この呪いの言葉は、既に多くを持ちながら、さらに多くを求め、時折その一部を施すことで罪悪感から逃れようとする人に向けられた、非常に厳しい、しかし真剣なイエス様からの批判です。

しかしイエス様は、その呪いさえ十字架で負われました。神の国の到来に抵抗する者たちによって、罵られ、辱められ、十字架に架けられたのです。その十字架の死は私たちのためのものです。私たちを捉えようとするこの呪い、悪魔の力と思えるようなこの呪いから、私たちを自由にするために、私たちが神の国へ向かって歩みだす勇気を得るように、イエス様は十字架にかかってくださいました。

そして、死は終わりではありませんでした。主イエスは三日目によみがえられました。神の国をもたらそうとするイエス様の働きは終わっていません。神の国へ向かう歩みは止まっておらず、その約束は私たちに与えられた希望として新たに与えられたのです。

 

空腹な人がいない世界へ向かって

最近、とても興味深い研究を知りました。それは「3.5%の法則」と呼ばれるものです。ハーバード大学のエリカ・チェノウェス教授は、過去200年の社会運動を研究しました。どの運動も始めは小さなものが、だんだんと大きな運動になっていきますが、全体の3.5%の人が活発に運動に参加したものは、どれも社会に大きな変革をもたらしていました。しかも、暴力的な抵抗運動よりも、非暴力的な行動の方が2倍も成功していた、といいます。

たったの3.5%です。神の国へと向かう様々な運動も、そこに3.5%の人が加わった時に、より広く神の国が現わされていくのです。もちろんそれも簡単なことではありませんが、3.5%ならできそうな気がしてきます。

世界は何度も変わってきました。たとえ今、この世界がひどいものであっても、神の国へと向かってまた新しくなることができます。ただそのためには、神の国へと向かうイエス様に従っていく人が必要です。イエス様はこの世界の全てに神の国を表すまで、その歩みを止めません。私たちの生涯の中で、それは完成するものではありませんが、私たちもその道を、主イエスに従って、主イエスと共に、主イエスに導かれて歩みたいと思うのです。
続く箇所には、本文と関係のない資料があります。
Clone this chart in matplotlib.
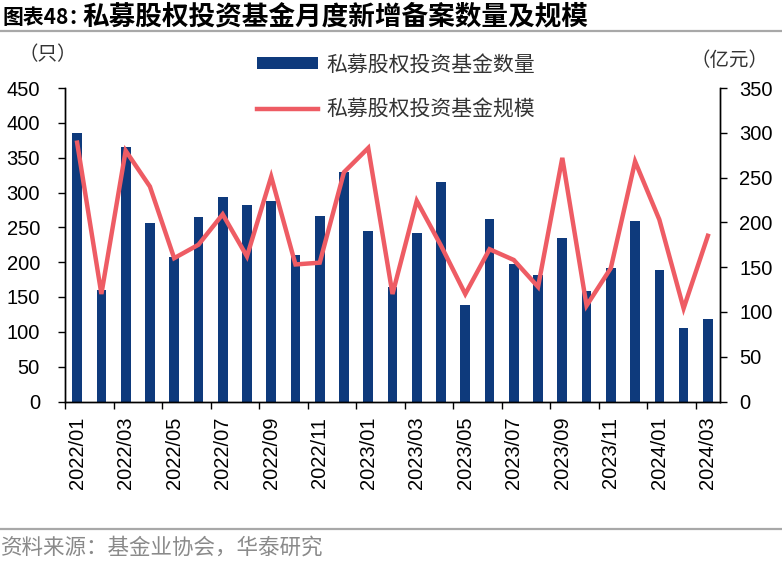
import numpy as np
import matplotlib
matplotlib.use('Agg')
import matplotlib.pyplot as plt

plt.rcParams['font.family'] = ['Liberation Sans', 'Noto Sans CJK SC', 'DejaVu Sans']

# 数据
months = ['2022/01', '2022/02', '2022/03', '2022/04', '2022/05', '2022/06', '2022/07',
          '2022/08', '2022/09', '2022/10', '2022/11', '2022/12', '2023/01', '2023/02',
          '2023/03', '2023/04', '2023/05', '2023/06', '2023/07', '2023/08', '2023/09',
          '2023/10', '2023/11', '2023/12', '2024/01', '2024/02', '2024/03']
fund_count = [385, 160, 365, 256, 207, 265, 293, 282, 288, 210, 266, 329, 245, 165,
              242, 315, 139, 262, 198, 181, 234, 159, 191, 259, 189, 106, 119]
fund_scale = [289, 120, 280, 240, 160, 175, 209, 162, 251, 153, 155, 256, 283, 120,
              224, 174, 120, 170, 158, 128, 272, 107, 149, 268, 203, 104, 185]

navy = '#0E3A7C'
coral = '#EE5C64'
cjk = ['Noto Sans CJK SC', 'DejaVu Sans']

fig = plt.figure(figsize=(7.82, 5.61), dpi=100)
ax = fig.add_axes([65 / 782, 1 - 401.5 / 561, 655 / 782, 313.5 / 561])
ax2 = ax.twinx()

x = np.arange(len(months))
b = ax.bar(x, fund_count, width=0.4, color=navy, zorder=2)
l, = ax2.plot(x, fund_scale, color=coral, lw=3.2, solid_joinstyle='miter', zorder=3)

ax.set_xlim(-0.5, len(months) - 0.5)
ax.set_ylim(0, 450)
ax2.set_ylim(0, 350)
ax.set_yticks(range(0, 451, 50))
ax2.set_yticks(range(0, 351, 50))

# 刻度线在类别之间，标签在类别中心
ax.set_xticks(np.arange(-0.5, len(months) - 1, 2))
ax.set_xticklabels([])
ax.set_xticks(x[::2], minor=True)
ax.set_xticklabels(months[::2], minor=True, rotation=90, fontsize=14.5)
ax.tick_params(axis='x', which='major', length=5, width=1, direction='out')
ax.tick_params(axis='x', which='minor', length=0, pad=11)
ax.tick_params(axis='y', length=5, width=1, direction='out', labelsize=14.5, pad=13)
ax2.tick_params(axis='y', length=5, width=1, direction='out', labelsize=14.5, pad=9)

for a in (ax, ax2):
    a.spines['top'].set_visible(False)
    for s in a.spines.values():
        s.set_linewidth(1)
ax.patch.set_visible(False)
ax2.patch.set_visible(False)

# 图例
leg = fig.legend([b, l], ['私募股权投资基金数量', '私募股权投资基金规模'],
                 loc='upper left', bbox_to_anchor=(238 / 782, 1 - 35 / 561),
                 frameon=False, prop={'family': cjk, 'size': 15},
                 handlelength=2.95, handleheight=0.52, handletextpad=0.4,
                 labelspacing=1.08, labelcolor='#333333')

fig.text(18 / 782, 1 - 55 / 561, '（只）', family=cjk, fontsize=14, color='#333333',
         va='center', ha='left')
fig.text(768 / 782, 1 - 60 / 561, '（亿元）', family=cjk, fontsize=14, color='#333333',
         va='center', ha='right')

# 标题和来源
fig.text(3 / 782, 1 - 17 / 561, '图表48：', family=cjk, fontsize=15, fontweight='bold',
         va='center', ha='left')
fig.text(82 / 782, 1 - 17 / 561, '私募股权投资基金月度新增备案数量及规模',
         family=cjk, fontsize=19.2, fontweight='bold', va='center', ha='left')
fig.add_artist(plt.Line2D([0, 1], [1 - 31 / 561] * 2, color='#A8A8A8', lw=1.6))
fig.add_artist(plt.Line2D([0, 1], [1 - 529 / 561] * 2, color='#A8A8A8', lw=1.6))
fig.text(1 / 782, 1 - 548 / 561, '资料来源：基金业协会，华泰研究', family=cjk,
         fontsize=15.5, color='#8A8A8A', va='center', ha='left')

plt.savefig('out.png', dpi=100)
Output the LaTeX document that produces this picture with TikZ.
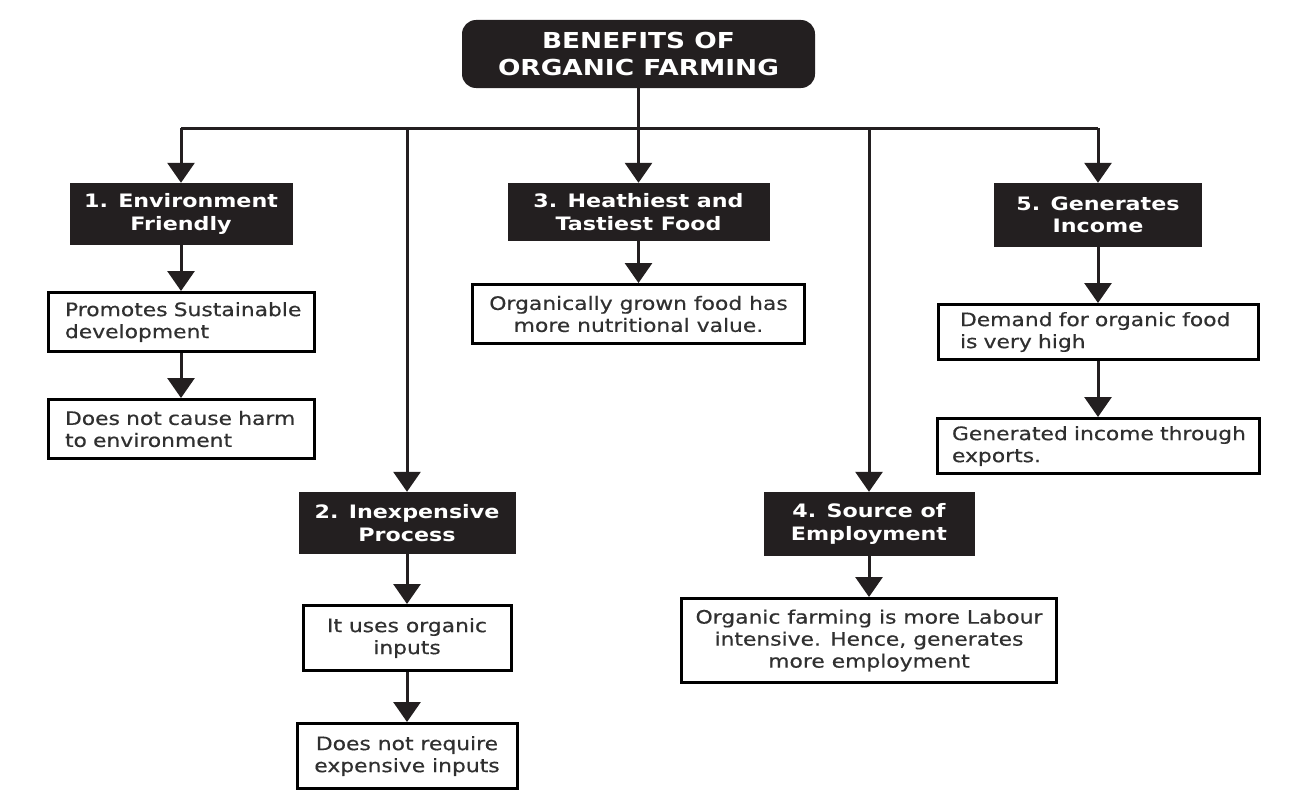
\documentclass[tikz,border=0pt]{standalone}
\usepackage{fontspec}
\setmainfont{DejaVu Sans}[FakeStretch=1.18,FakeBold=0.5]
\newfontfamily\headfont{DejaVu Sans Bold}[FakeStretch=1.2]
\usetikzlibrary{arrows.meta}
\definecolor{hdr}{HTML}{231F20}
\definecolor{txt}{HTML}{303030}
\begin{document}
\begin{tikzpicture}[x=1pt,y=-1pt,
  hbox/.style n args={2}{fill=hdr,text=white,font=\headfont\fontsize{18.5}{22.5}\selectfont,
    align=center,inner sep=0pt,minimum width=#1,minimum height=#2},
  tbox/.style n args={2}{hbox={#1}{#2},rounded corners=14pt,font=\headfont\fontsize{22}{27}\selectfont},
  cbox/.style n args={2}{draw=black,line width=3pt,fill=white,text=txt,
    font=\fontsize{18.5}{22}\selectfont,align=center,inner sep=0pt,minimum width=#1,minimum height=#2},
  lbox/.style n args={3}{draw=black,line width=3pt,fill=white,text=txt,
    font=\fontsize{18.5}{22}\selectfont,align=left,inner ysep=0pt,inner xsep=#3,
    text width=#1,minimum height=#2},
  wire/.style={line width=3pt,draw=hdr},
  conn/.style={wire,-{Triangle[width=27pt,length=20pt]}}]
\useasboundingbox (0,0) rectangle (1301,800);
\fill[white] (0,0) rectangle (1301,800);

% title
\node[tbox={353pt}{68pt}] (title) at (638.5,54) {BENEFITS OF\\ORGANIC FARMING};

% headers
\node[hbox={223pt}{62pt}] (b1) at (181,214) {1. Environment\\Friendly};
\node[hbox={217pt}{62pt}] (b2) at (407,523) {2. Inexpensive\\Process};
\node[hbox={262pt}{58pt}] (b3) at (638.5,212) {3. Heathiest and\\Tastiest Food};
\node[hbox={211pt}{64pt}] (b4) at (869,524) {4. Source of\\Employment};
\node[hbox={208pt}{64pt}] (b5) at (1098,215) {5. Generates\\Income};

% detail boxes
\node[lbox={232pt}{59pt}{17pt}] (b1a) at (181,322) {\mbox{Promotes Sustainable}\\\mbox{development}};
\node[lbox={232pt}{59pt}{17pt}] (b1b) at (181,429) {\mbox{Does not cause harm}\\\mbox{to environment}};
\node[cbox={208pt}{65pt}] (b2a) at (407,638) {It uses organic\\inputs};
\node[cbox={220pt}{65pt}] (b2b) at (407,756) {Does not require\\expensive inputs};
\node[cbox={332pt}{59pt}] (b3a) at (638.5,314) {Organically grown food has\\more nutritional value.};
\node[cbox={375pt}{84pt}] (b4a) at (869,640.5) {Organic farming is more Labour\\intensive. Hence, generates\\more employment};
\node[lbox={276pt}{55pt}{22pt}] (b5a) at (1098,332) {\mbox{Demand for organic food}\\\mbox{is very high}};
\node[lbox={292pt}{55pt}{15pt}] (b5b) at (1098,446) {\mbox{Generated income through}\\\mbox{exports.}};

% trunk and bar
\coordinate (bar) at (638.5,128);
\draw[conn] (title.south) -- (b3.north);
\draw[wire] (bar -| b1.north) -- (bar -| b5.north);
\draw[conn] (bar -| b1.north) -- (b1.north);
\draw[conn] (bar -| b2.north) -- (b2.north);
\draw[conn] (bar -| b4.north) -- (b4.north);
\draw[conn] (bar -| b5.north) -- (b5.north);

% chains
\draw[conn] (b1.south) -- (b1a.north);
\draw[conn] (b1a.south) -- (b1b.north);
\draw[conn] (b2.south) -- (b2a.north);
\draw[conn] (b2a.south) -- (b2b.north);
\draw[conn] (b3.south) -- (b3a.north);
\draw[conn] (b4.south) -- (b4a.north);
\draw[conn] (b5.south) -- (b5a.north);
\draw[conn] (b5a.south) -- (b5b.north);
\end{tikzpicture}
\end{document}
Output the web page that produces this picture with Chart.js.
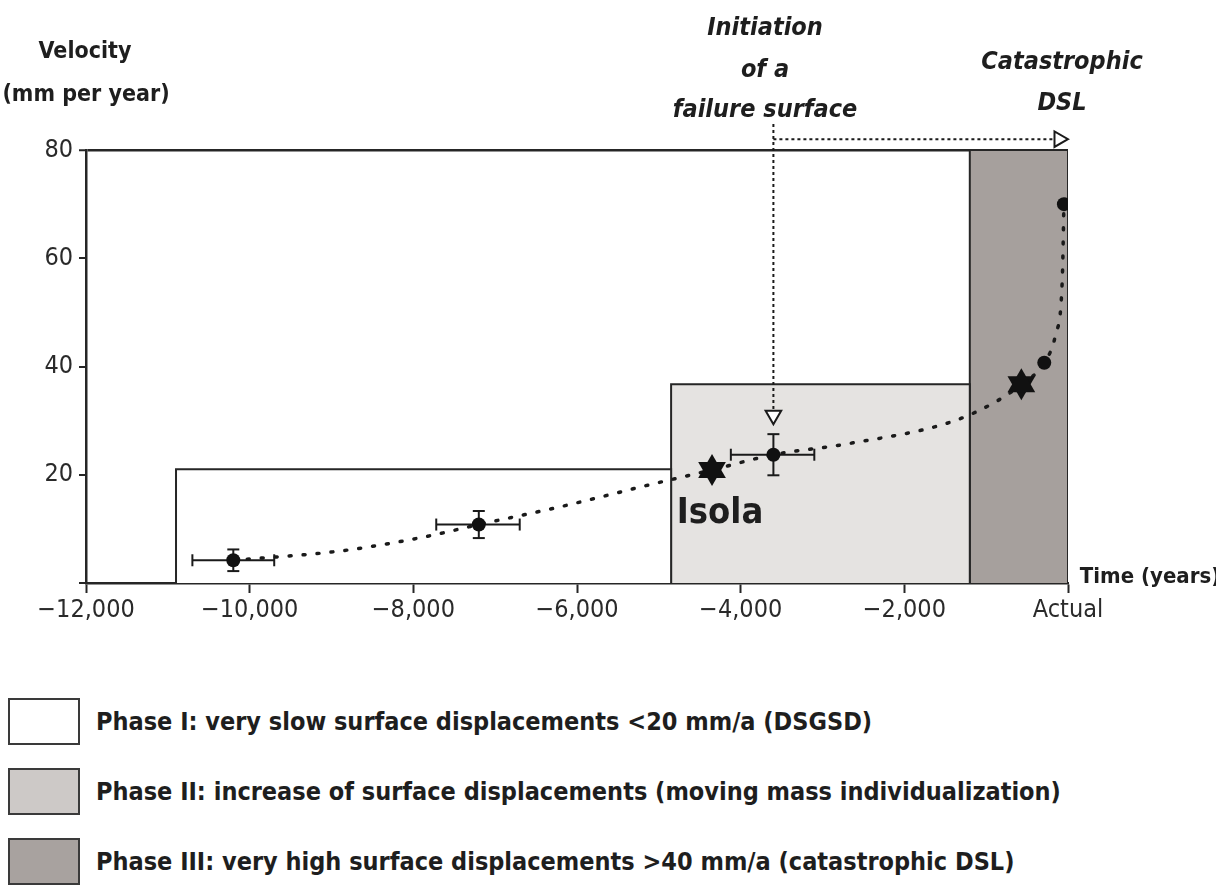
<!DOCTYPE html>
<html>
<head>
<meta charset="utf-8">
<script src="https://cdn.jsdelivr.net/npm/chart.js@4.4.0/dist/chart.umd.min.js"></script>
<style>
    body { margin: 0; background: #fff; width: 1216px; height: 888px; overflow: hidden; }
    #chart { position: absolute; left: 0; top: 0; }
    .legend-row { position: absolute; left: 8px; height: 48px; display: flex; align-items: center; }
    .legend-box { width: 72px; height: 47px; border: 2px solid #3a3a3a; box-sizing: border-box; }
    .legend-text { margin-left: 16px; font: bold 25px "Liberation Sans Narrow", "DejaVu Sans Condensed", sans-serif; color: #1e1e1e; white-space: nowrap; }
</style>
</head>
<body>
<canvas id="chart" width="1216" height="660"></canvas>
<div id="legend"></div>
<script>
// axis ticks
const xTickValues = [-12000, -10000, -8000, -6000, -4000, -2000, 0];
const xTickLabels = ['\u221212,000', '\u221210,000', '\u22128,000', '\u22126,000', '\u22124,000', '\u22122,000', 'Actual'];
const yTickValues = [0, 20, 40, 60, 80];
const yTickLabels = ['', '20', '40', '60', '80'];

// phases (years, mm per year)
const phaseNames = [
    'Phase I: very slow surface displacements <20 mm/a (DSGSD)',
    'Phase II: increase of surface displacements (moving mass individualization)',
    'Phase III: very high surface displacements >40 mm/a (catastrophic DSL)'
];
const phaseStart = [-10900, -4850, -1200];
const phaseEnd = [-4850, -1200, 0];
const phaseTop = [21, 36.7, 80];
const phaseFill = ['#ffffff', '#e5e3e1', '#a6a09d'];
const phaseLegendFill = ['#ffffff', '#cdc9c7', '#a8a29f'];

// dated measurements with error bars
const measYears = [-10200, -7200, -3600];
const measVel = [4.2, 10.8, 23.7];
const measYearLo = [-10700, -7720, -4120];
const measYearHi = [-9700, -6700, -3100];
const measVelErr = [2, 2.5, 3.8];

// stars (Isola and the recent one)
const starYears = [-4350, -570];
const starVel = [20.9, 36.7];

// recent measurements
const dotYears = [-290, -50];
const dotVel = [40.7, 70];

// dotted trend
const trendYears = [-10200, -8900, -7900, -7200, -6200, -5100, -4350, -3600, -2700, -1400, -870, -570, -290, -150, -70, -50];
const trendVel = [4.2, 5.9, 8.4, 10.8, 14.1, 18.2, 20.9, 23.7, 25.7, 29.9, 33.6, 36.7, 40.7, 46, 56, 70];

// "initiation of a failure surface" arrows
const initYear = -3600;
const initTop = 84.8;
const initArrowVel = 31;
const dslVel = 82;
const dslArrowYear = -110;

const INK = '#262626';
const FONT = '"Liberation Sans Narrow", "DejaVu Sans Condensed", sans-serif';

const toPts = (xs, ys) => xs.map((x, i) => ({ x: x, y: ys[i] }));

const datasets = [];

phaseStart.forEach((s, i) => {
    datasets.push({
        label: phaseNames[i],
        data: [{ x: s, y: 0 }, { x: s, y: phaseTop[i] }, { x: phaseEnd[i], y: phaseTop[i] }, { x: phaseEnd[i], y: 0 }],
        fill: 'origin',
        backgroundColor: phaseFill[i],
        borderColor: INK,
        borderWidth: 2,
        pointRadius: 0,
        tension: 0,
        order: 10
    });
});

datasets.push({
    label: 'trend',
    data: toPts(trendYears, trendVel),
    borderColor: '#1a1a1a',
    borderWidth: 3.5,
    borderDash: [2, 12],
    borderCapStyle: 'round',
    cubicInterpolationMode: 'monotone',
    pointRadius: 0,
    fill: false,
    order: 5
});

measYears.forEach((yr, i) => {
    datasets.push({
        label: 'xerr' + i,
        data: [{ x: measYearLo[i], y: measVel[i] }, { x: measYearHi[i], y: measVel[i] }],
        borderColor: '#1a1a1a',
        borderWidth: 2,
        pointStyle: 'line',
        pointRotation: 90,
        pointRadius: 6,
        pointBorderWidth: 2,
        pointBorderColor: '#1a1a1a',
        order: 3
    });
    datasets.push({
        label: 'yerr' + i,
        data: [{ x: yr, y: measVel[i] - measVelErr[i] }, { x: yr, y: measVel[i] + measVelErr[i] }],
        borderColor: '#1a1a1a',
        borderWidth: 2,
        pointStyle: 'line',
        pointRotation: 0,
        pointRadius: 6,
        pointBorderWidth: 2,
        pointBorderColor: '#1a1a1a',
        order: 3
    });
});

datasets.push({
    label: 'measurements',
    data: toPts(measYears.concat(dotYears), measVel.concat(dotVel)),
    showLine: false,
    pointStyle: 'circle',
    pointRadius: 7,
    backgroundColor: '#111',
    borderWidth: 0,
    order: 1
});

[0, 180].forEach(rot => {
    datasets.push({
        label: 'star' + rot,
        data: toPts(starYears, starVel),
        showLine: false,
        pointStyle: 'triangle',
        pointRotation: rot,
        pointRadius: 16,
        backgroundColor: '#111',
        borderWidth: 0,
        order: 0
    });
});

datasets.push({
    label: 'initiation',
    data: [{ x: initYear, y: initTop }, { x: initYear, y: initArrowVel }],
    borderColor: '#1a1a1a',
    borderWidth: 2,
    borderDash: [3, 3],
    pointStyle: ['line', 'triangle'],
    pointRotation: [0, 180],
    pointRadius: [5, 9],
    pointBackgroundColor: '#fff',
    pointBorderColor: '#1a1a1a',
    pointBorderWidth: 2,
    clip: false,
    order: 2
});

datasets.push({
    label: 'catastrophic',
    data: [{ x: initYear, y: dslVel }, { x: dslArrowYear, y: dslVel }],
    borderColor: '#1a1a1a',
    borderWidth: 2,
    borderDash: [3, 3],
    pointStyle: 'triangle',
    pointRotation: 90,
    pointRadius: [0, 9],
    pointBackgroundColor: '#fff',
    pointBorderColor: '#1a1a1a',
    pointBorderWidth: 2,
    clip: false,
    order: 2
});

const textPlugin = {
    id: 'texts',
    afterDraw(chart) {
        const ctx = chart.ctx;
        const xs = chart.scales.x, ys = chart.scales.y;
        ctx.save();
        ctx.fillStyle = '#1e1e1e';
        ctx.textAlign = 'center';
        ctx.textBaseline = 'middle';

        ctx.font = 'bold 23px ' + FONT;
        ctx.fillText('Velocity', 85, 52);
        ctx.fillText('(mm per year)', 86, 95);
        ctx.font = 'bold 22px ' + FONT;
        ctx.fillText('Time (years)', 1150, 577);

        ctx.font = 'italic bold 25px ' + FONT;
        ctx.fillText('Initiation', 765, 28);
        ctx.fillText('of a', 765, 70);
        ctx.fillText('failure surface', 765, 110);
        ctx.fillText('Catastrophic', 1062, 62);
        ctx.fillText('DSL', 1062, 103);

        ctx.font = 'bold 36px ' + FONT;
        ctx.fillText('Isola', xs.getPixelForValue(starYears[0]) + 8, ys.getPixelForValue(starVel[0]) + 44);
        ctx.restore();
    }
};

new Chart(document.getElementById('chart'), {
    type: 'line',
    data: { datasets: datasets },
    options: {
        responsive: false,
        animation: false,
        layout: { padding: { top: 150, right: 148, left: 0, bottom: 0 } },
        plugins: { legend: { display: false }, tooltip: { enabled: false } },
        scales: {
            x: {
                type: 'linear',
                min: -12000,
                max: 0,
                afterBuildTicks: s => { s.ticks = xTickValues.map(v => ({ value: v })); },
                afterFit: s => { s.height = 77; },
                ticks: {
                    autoSkip: false,
                    maxRotation: 0,
                    padding: 2,
                    color: '#2a2a2a',
                    font: { family: FONT, size: 25 },
                    callback: (v, i) => xTickLabels[i]
                },
                grid: { drawOnChartArea: false, tickLength: 10, tickColor: INK, tickWidth: 2 },
                border: { color: INK, width: 2.5 }
            },
            y: {
                min: 0,
                max: 80,
                afterBuildTicks: s => { s.ticks = yTickValues.map(v => ({ value: v })); },
                afterFit: s => { s.width = 86; },
                ticks: {
                    padding: 6,
                    color: '#2a2a2a',
                    font: { family: FONT, size: 25 },
                    callback: (v, i) => yTickLabels[i]
                },
                grid: {
                    drawOnChartArea: true,
                    tickLength: 7,
                    tickColor: INK,
                    tickWidth: 2,
                    color: c => (c.tick && c.tick.value === 80) ? INK : 'rgba(0,0,0,0)',
                    lineWidth: c => (c.tick && c.tick.value === 80) ? 2.5 : 0
                },
                border: { color: INK, width: 2.5 }
            }
        }
    },
    plugins: [textPlugin]
});

// legend below the chart
const legend = document.getElementById('legend');
phaseNames.forEach((name, i) => {
    const row = document.createElement('div');
    row.className = 'legend-row';
    row.style.top = (697 + i * 70) + 'px';
    row.innerHTML = '<div class="legend-box" style="background:' + phaseLegendFill[i] + '"></div>' +
        '<div class="legend-text">' + name + '</div>';
    legend.appendChild(row);
});
</script>
</body>
</html>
神の国は、誰も取り残されない、空腹な人がいない世界です。イエス様が現わしてくださった神の国の姿を心に刻み、それを道しるべとして歩んでいきます。信仰が異なる人たちとも、私たちは協力して、共にこの道を歩みます。小さなことから始まったことが、次第に大きくなっていき、社会を動かすものに繋がっていくものもあるでしょう。その道の途上で示された神の国の片鱗を喜びながら、神様の祝福を受け、またそれを分かち合っていきましょう。